Luxembourg – The European Financial Stability Facility (“EFSF”) has mandated BNP Paribas, Goldman Sachs International and Royal Bank of Scotland as joint lead managers for its expected €3 billion 5-year issue for Portugal due to be launched shortly, subject to market conditions. The three institutions were selected from the 46 banks that comprise the EFSF Market Group.
Christophe Frankel, Deputy CEO and CFO of EFSF commented “as investor demand for EFSF bonds comes from around the world and from all types of investors, global reach is one of the key factors in the selection of our lead managers”.
This new issue will be the third bond placed by the EFSF.
On 15 June 2011, EFSF placed a €5 billion 10-year bond in support of the financial assistance programme for Portugal.
On 25 January, EFSF placed its inaugural issue – a €5 billion 5-year bond as part of the assistance programme for Ireland.

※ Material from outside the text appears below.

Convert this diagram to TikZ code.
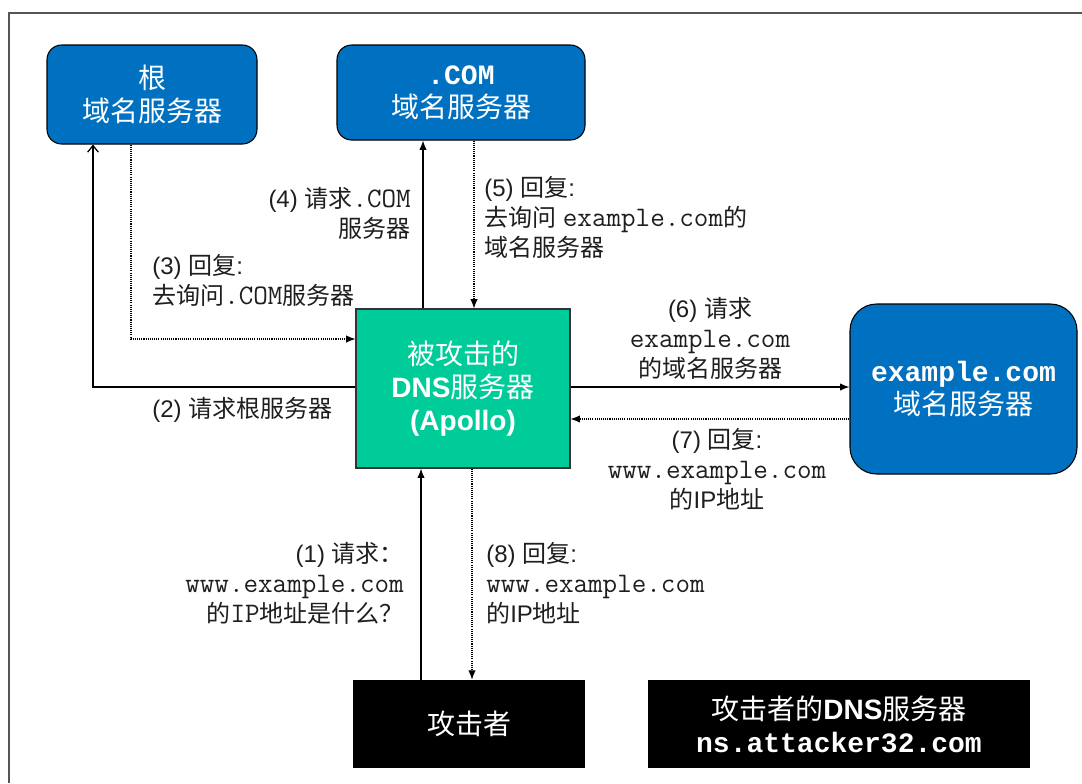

The European Financial Stability Facility (EFSF) was incorporated in Luxembourg on 7 June 2010. Its objective is to preserve financial stability of Europe’s Economic and Monetary Union by providing temporary financial assistance to euro area Member States in difficulty. In order to reach its objective EFSF can - with the support of the German Debt Management Office (DMO) – issue bonds or other debt instruments on the market to raise the funds needed to provide loans to countries which submit a request. Issues are backed by guarantees given by euro area Member States of up to €440 billion.
EFSF is part of the European financial stability package. Its funds are combined with loans of up to €60 billion coming from the European Financial Stabilisation Mechanism (EFSM), i.e. funds raised by the European Commission and guaranteed by the EU budget, and up to €250 billion from the International Monetary Fund (IMF) for an overall rescue package worth up to €750 billion. Any financial assistance by EFSF, EFSM and IMF to a country in need is linked to very strict policy conditions.